'''
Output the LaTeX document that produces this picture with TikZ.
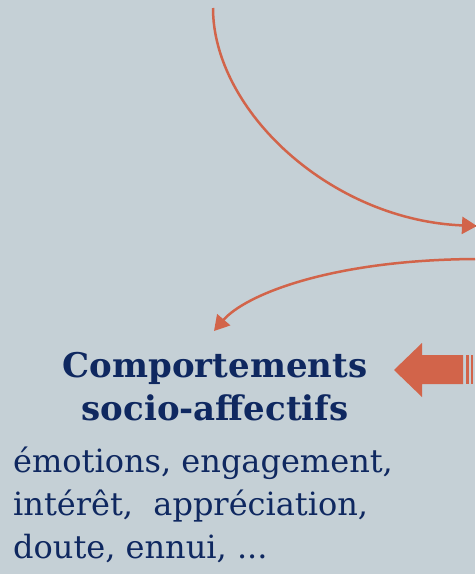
\documentclass[tikz,border=0pt]{standalone}
\usepackage{fontspec}
\setmainfont{DejaVu Serif}
\usepackage{tikz}
\usetikzlibrary{arrows.meta}
\definecolor{fondGris}{HTML}{C5D0D6}
\definecolor{flecheOrange}{HTML}{D2644A}
\definecolor{texteMarine}{HTML}{0F2860}

\tikzset{
  courbe/.style={flecheOrange,line width=2.5pt,-{Triangle[length=15pt,width=17pt]}},
  titre/.style={texteMarine,font=\bfseries\fontsize{34}{43}\selectfont,align=center,inner sep=0pt},
  liste/.style={texteMarine,font=\fontsize{32}{43}\selectfont,align=left,inner sep=0pt}
}

\begin{document}
\begin{tikzpicture}[x=1pt,y=-1pt]
\fill[fondGris] (0,0) rectangle (475,574);
\useasboundingbox (0,0) rectangle (475,574);
% extremites des deux courbes
\coordinate (haut) at (213,8);
\coordinate (droite1) at (477,226);
\coordinate (droite2) at (475,259);
\coordinate (bas) at (214,331);
\draw[courbe] (haut) .. controls (213,110) and (330,220) .. (droite1);
\draw[courbe] (droite2) .. controls (330,260) and (245,295) .. (bas);
% grosse fleche vers la gauche
\fill[flecheOrange] (394,370) -- (422,343) -- (422,355) -- (463,355) -- (463,384)
  -- (422,384) -- (422,397) -- cycle;
\fill[flecheOrange] (466,355) rectangle (468.5,384);
\fill[flecheOrange] (470.5,355) rectangle (473,384);
% textes (ancre sur la ligne de base de la derniere ligne)
\node[titre,anchor=base] (comportements) at (215,420) {Comportements\\socio-affectifs};
\node[liste,anchor=base west] (exemples) at (13,558)
  {émotions, engagement,\\intérêt,~ appréciation,\\doute, ennui, ...};
\end{tikzpicture}
\end{document}
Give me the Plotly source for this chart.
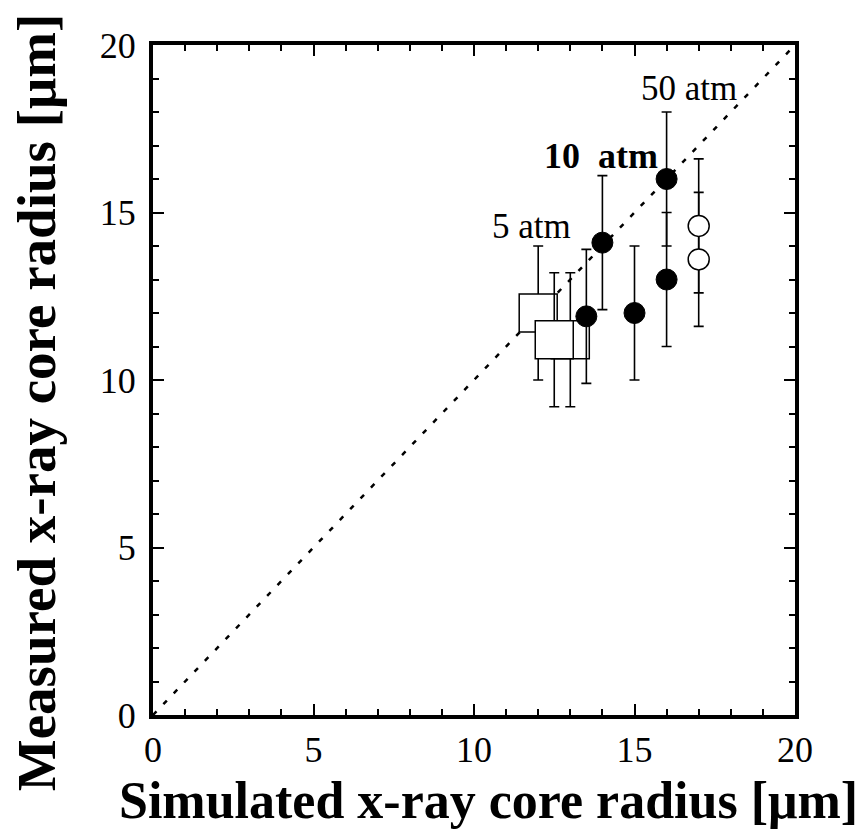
import plotly.graph_objects as go

# ---- data ----
sq_x = [12.0, 13.0, 12.5]
sq_y = [12.0, 11.2, 11.2]
sq_err = [2.0, 2.0, 2.0]

filled_x = [13.5, 14.0, 15.0, 16.0, 16.0]
filled_y = [11.9, 14.1, 12.0, 13.0, 16.0]
filled_err = [2.0, 2.0, 2.0, 2.0, 2.0]

open_x = [17.0, 17.0]
open_y = [13.6, 14.6]
open_err = [2.0, 2.0]

diag_x = [0, 20]
diag_y = [0, 20]

label_text = ["50 atm", "<b>10\u00a0\u00a0atm</b>", "5 atm"]
label_x = [16.7, 13.97, 11.8]
label_y = [18.7, 16.7, 14.57]
label_size = [35, 36, 35]

x_ticks = [0, 5, 10, 15, 20]
y_ticks = [0, 5, 10, 15, 20]

x_title = "Simulated x-ray core radius [μm]"
y_title = "Measured x-ray core radius [μm]"

FONT = "Liberation Serif"

fig = go.Figure()

fig.add_trace(go.Scatter(
    x=diag_x, y=diag_y, mode="lines",
    line=dict(color="black", width=2.5, dash="5px,10px"),
    showlegend=False, hoverinfo="skip"))

# squares, each its own trace so later boxes overlay earlier error bars
for xi, yi, ei in zip(sq_x, sq_y, sq_err):
    fig.add_trace(go.Scatter(
        x=[xi], y=[yi], mode="markers",
        marker=dict(symbol="square", size=38, color="white",
                    line=dict(color="black", width=1.5)),
        error_y=dict(type="data", array=[ei], color="black", thickness=1.6, width=5),
        showlegend=False))

fig.add_trace(go.Scatter(
    x=filled_x, y=filled_y, mode="markers",
    marker=dict(symbol="circle", size=21, color="black",
                line=dict(color="black", width=1)),
    error_y=dict(type="data", array=filled_err, color="black", thickness=1.6, width=5),
    showlegend=False))

fig.add_trace(go.Scatter(
    x=open_x, y=open_y, mode="markers",
    marker=dict(symbol="circle", size=21, color="white",
                line=dict(color="black", width=1.5)),
    error_y=dict(type="data", array=open_err, color="black", thickness=1.6, width=5),
    showlegend=False))

for t, xi, yi, s in zip(label_text, label_x, label_y, label_size):
    fig.add_annotation(x=xi, y=yi, text=t, showarrow=False,
                       font=dict(family=FONT, size=s, color="black"),
                       xanchor="center", yanchor="middle")

# axis titles (placed as paper annotations for exact position)
fig.add_annotation(xref="paper", yref="paper", x=0.522, y=-0.127,
                   text=x_title, showarrow=False,
                   font=dict(family=FONT, size=52, color="black", weight="bold"),
                   xanchor="center", yanchor="middle")
fig.add_annotation(xref="paper", yref="paper", x=-0.182, y=0.467,
                   text=y_title, showarrow=False, textangle=-90,
                   font=dict(family=FONT, size=55, color="black", weight="bold"),
                   xanchor="center", yanchor="middle")

axis_common = dict(
    range=[0, 20], showgrid=False, zeroline=False,
    showline=True, linecolor="black", linewidth=4, mirror="allticks",
    ticks="inside", ticklen=11, tickwidth=2, tickcolor="black",
    minor=dict(dtick=1, ticks="inside", ticklen=6, tickwidth=1.5, tickcolor="black"),
    tickfont=dict(family=FONT, size=36, color="black"),
)

fig.update_xaxes(**axis_common, tickvals=x_ticks, ticktext=[str(v) for v in x_ticks])
fig.update_yaxes(**axis_common, tickvals=y_ticks, ticktext=[str(v) for v in y_ticks],
                 ticklabelstandoff=6)

fig.update_layout(
    width=864, height=830,
    margin=dict(l=153, r=69, t=45, b=115, autoexpand=False),
    plot_bgcolor="white", paper_bgcolor="white",
    showlegend=False,
)

fig.write_html("out.html")
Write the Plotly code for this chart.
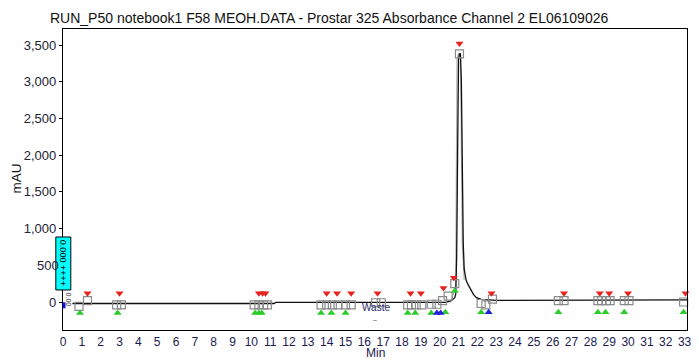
import plotly.graph_objects as go

# ---- chromatogram trace (time in min, absorbance in mAU) ----
time_min = [0.5, 11.2, 11.3, 20.3, 20.6, 20.8, 20.85, 20.9, 20.95, 21.0, 21.05, 21.1, 21.15,
            21.2, 21.25, 21.3, 21.4, 21.5, 21.6, 21.7, 21.8, 21.95, 22.2, 23.0, 26.0, 30.0, 33.13]
mau = [-20, -20, -5, -5, 15, 60, 100, 600, 2000, 3300, 3380, 3380, 3000,
       1800, 800, 450, 300, 240, 190, 140, 100, 60, 35, 22, 25, 28, 30]

# secondary (gray) trace on the main peak
gray_time = [20.6, 20.85, 20.88, 20.92, 21.0, 21.1, 21.14, 21.2, 21.3]
gray_mau = [20, 200, 1500, 3300, 3380, 3380, 2500, 800, 300]

# ---- peak-event markers ----
red_t = [1.3, 3.0, 10.4, 10.6, 10.75, 14.0, 14.55, 15.3, 16.7, 18.45, 19.0, 20.2, 20.75,
         21.05, 22.75, 26.6, 28.5, 29.0, 30.0, 33.05]
red_v = [120, 120, 120, 120, 120, 120, 120, 120, 120, 120, 120, 190, 330,
         3520, 120, 120, 120, 120, 120, 120]

green_t = [0.9, 2.9, 10.2, 10.4, 10.55, 13.7, 14.25, 15.0, 18.3, 18.7, 19.55, 20.3,
           20.8, 22.2, 26.3, 28.4, 28.8, 29.8, 32.95]
green_v = [-150, -150, -150, -150, -150, -150, -150, -150, -150, -150, -150, -140,
           150, -140, -140, -140, -140, -140, -140]

blue_t = [19.85, 20.05, 22.6]
blue_v = [-150, -150, -140]

square_t = [0.85, 1.3, 2.85, 3.1, 10.15, 10.4, 10.65, 10.85, 13.7, 14.0, 14.3, 14.6,
            15.0, 15.3, 16.6, 16.9, 18.3, 18.5, 18.75, 19.05, 19.55, 19.85, 20.15,
            20.45, 20.8, 21.05, 22.2, 22.45, 22.8, 26.3, 26.6, 28.4, 28.6, 28.85, 29.05,
            29.8, 30.05, 32.95]
square_v = [-60, 20, -40, -40, -40, -40, -40, -40, -40, -40, -40, -40,
            -40, -40, -10, -10, -40, -40, -40, -40, -30, -30, 20,
            80, 250, 3380, -20, -40, 40, 20, 20, 20, 20, 20, 20,
            20, 20, 0]

x_ticks = list(range(0, 34))
y_ticks = [0, 500, 1000, 1500, 2000, 2500, 3000, 3500]
y_tick_labels = ["0", "500", "1,000", "1,500", "2,000", "2,500", "3,000", "3,500"]

title_text = "RUN_P50 notebook1 F58 MEOH.DATA - Prostar 325 Absorbance Channel 2 EL06109026"

FONT = "Liberation Sans, Arial, sans-serif"
YTICK_FONT = dict(family=FONT, size=13, color="#222233")

fig = go.Figure()

fig.add_trace(go.Scatter(x=gray_time, y=gray_mau, mode="lines",
                         line=dict(color="#b0b0b0", width=1.2), hoverinfo="skip",
                         showlegend=False))
fig.add_trace(go.Scatter(x=time_min, y=mau, mode="lines",
                         line=dict(color="#111111", width=1.3), showlegend=False))
fig.add_trace(go.Scatter(x=square_t, y=square_v, mode="markers",
                         marker=dict(symbol="square-open", size=8,
                                     color="#8a8a8a", line=dict(width=1.2)),
                         showlegend=False, cliponaxis=False))
fig.add_trace(go.Scatter(x=red_t, y=red_v, mode="markers",
                         marker=dict(symbol="triangle-down", size=7, color="#e8231f"),
                         showlegend=False, cliponaxis=False))
fig.add_trace(go.Scatter(x=green_t, y=green_v, mode="markers",
                         marker=dict(symbol="triangle-up", size=7, color="#2ccc2c"),
                         showlegend=False, cliponaxis=False))
fig.add_trace(go.Scatter(x=blue_t, y=blue_v, mode="markers",
                         marker=dict(symbol="triangle-up", size=7, color="#2020d8"),
                         showlegend=False, cliponaxis=False))

# "Waste" label on the baseline
fig.add_annotation(x=16.6, y=-70, text="Waste", showarrow=False,
                   xanchor="center", yanchor="middle",
                   font=dict(family=FONT, size=10, color="#2a2a6a"))
fig.add_annotation(x=16.55, y=-235, text="–", showarrow=False,
                   xanchor="center", yanchor="middle",
                   font=dict(family=FONT, size=7, color="#555555"))

# cyan inset box at the origin (paper coords)
fig.add_shape(type="rect", xref="paper", yref="paper",
              x0=-0.0115, x1=0.0125, y0=0.133, y1=0.309,
              fillcolor="#00ffff", line=dict(color="#000000", width=1), layer="above")
fig.add_annotation(xref="paper", yref="paper", x=0.0005, y=0.222,
                   text="0.000 ++++", textangle=90, showarrow=False,
                   xanchor="center", yanchor="middle",
                   font=dict(family=FONT, size=9, color="#000000"))
fig.add_annotation(xref="paper", yref="paper", x=0.0085, y=0.10,
                   text="0.00", textangle=90, showarrow=False,
                   xanchor="center", yanchor="middle",
                   font=dict(family=FONT, size=7, color="#333333"))
fig.add_shape(type="rect", xref="paper", yref="paper",
              x0=-0.0005, x1=0.004, y0=0.072, y1=0.092,
              fillcolor="#1010e0", line=dict(width=0), layer="above")
# the "500" tick text is drawn as an annotation so it stays visible beside the inset box
fig.add_annotation(xref="paper", yref="y", x=-0.004, y=y_ticks[1], text=y_tick_labels[1],
                   showarrow=False, xanchor="right", yanchor="middle",
                   font=YTICK_FONT)
axis_tick_text = [("" if v == y_ticks[1] else t) for v, t in zip(y_ticks, y_tick_labels)]

# title and axis titles
fig.add_annotation(xref="paper", yref="paper", x=0.426, y=1.0365, text=title_text,
                   showarrow=False, xanchor="center", yanchor="middle",
                   font=dict(family=FONT, size=14, color="#111111"))
fig.add_annotation(xref="paper", yref="paper", x=-0.0731, y=0.505, text="mAU",
                   textangle=-90, showarrow=False, xanchor="center", yanchor="middle",
                   font=dict(family=FONT, size=13.5, color="#111111"))
fig.add_annotation(xref="paper", yref="paper", x=0.5008, y=-0.0775, text="Min",
                   showarrow=False, xanchor="center", yanchor="middle",
                   font=dict(family=FONT, size=12, color="#1a1a50"))

fig.update_layout(
    width=699, height=360,
    margin=dict(l=63, r=7, t=29, b=30),
    paper_bgcolor="white", plot_bgcolor="white",
    font=dict(family=FONT, size=13, color="#222244"),
    showlegend=False,
    xaxis=dict(range=[0, 33.13], tickvals=x_ticks, ticktext=[str(v) for v in x_ticks],
               showgrid=False, zeroline=False, showline=True, linecolor="#000000",
               linewidth=1.2, mirror=True, ticks="", ticklabelstandoff=0,
               tickfont=dict(family=FONT, size=12, color="#1a1a50")),
    yaxis=dict(range=[-381, 3718], tickvals=y_ticks, ticktext=axis_tick_text,
               showgrid=False, zeroline=False, showline=True, linecolor="#000000",
               linewidth=1.2, mirror=True, ticks="outside", ticklen=3,
               tickcolor="#000000", tickfont=YTICK_FONT),
)

fig.write_html("out.html")
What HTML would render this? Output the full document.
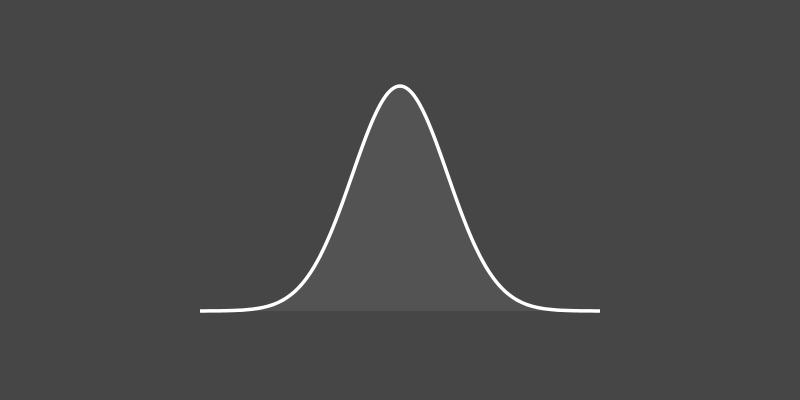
'''
Task brief
From the first line of the listing above, repeat every line through the one holding "diag_y = [0, 20]". Both ends count, and pictures stay out.

Completed task
Output the LaTeX document that produces this picture with TikZ.
\documentclass[tikz,border=0pt]{standalone}
\usepackage{fontspec}
\setmainfont{DejaVu Serif}
\usepackage{tikz}
\usetikzlibrary{arrows.meta}
\definecolor{fondGris}{HTML}{C5D0D6}
\definecolor{flecheOrange}{HTML}{D2644A}
\definecolor{texteMarine}{HTML}{0F2860}

\tikzset{
  courbe/.style={flecheOrange,line width=2.5pt,-{Triangle[length=15pt,width=17pt]}},
  titre/.style={texteMarine,font=\bfseries\fontsize{34}{43}\selectfont,align=center,inner sep=0pt},
  liste/.style={texteMarine,font=\fontsize{32}{43}\selectfont,align=left,inner sep=0pt}
}

\begin{document}
\begin{tikzpicture}[x=1pt,y=-1pt]
\fill[fondGris] (0,0) rectangle (475,574);
\useasboundingbox (0,0) rectangle (475,574);
% extremites des deux courbes
\coordinate (haut) at (213,8);
\coordinate (droite1) at (477,226);
\coordinate (droite2) at (475,259);
\coordinate (bas) at (214,331);
\draw[courbe] (haut) .. controls (213,110) and (330,220) .. (droite1);
\draw[courbe] (droite2) .. controls (330,260) and (245,295) .. (bas);
% grosse fleche vers la gauche
\fill[flecheOrange] (394,370) -- (422,343) -- (422,355) -- (463,355) -- (463,384)
  -- (422,384) -- (422,397) -- cycle;
\fill[flecheOrange] (466,355) rectangle (468.5,384);
\fill[flecheOrange] (470.5,355) rectangle (473,384);
% textes (ancre sur la ligne de base de la derniere ligne)
\node[titre,anchor=base] (comportements) at (215,420) {Comportements\\socio-affectifs};
\node[liste,anchor=base west] (exemples) at (13,558)
  {émotions, engagement,\\intérêt,~ appréciation,\\doute, ennui, ...};
\end{tikzpicture}
\end{document}
Give me the Plotly source for this chart.
import plotly.graph_objects as go

# ---- data ----
sq_x = [12.0, 13.0, 12.5]
sq_y = [12.0, 11.2, 11.2]
sq_err = [2.0, 2.0, 2.0]

filled_x = [13.5, 14.0, 15.0, 16.0, 16.0]
filled_y = [11.9, 14.1, 12.0, 13.0, 16.0]
filled_err = [2.0, 2.0, 2.0, 2.0, 2.0]

open_x = [17.0, 17.0]
open_y = [13.6, 14.6]
open_err = [2.0, 2.0]

diag_x = [0, 20]
diag_y = [0, 20]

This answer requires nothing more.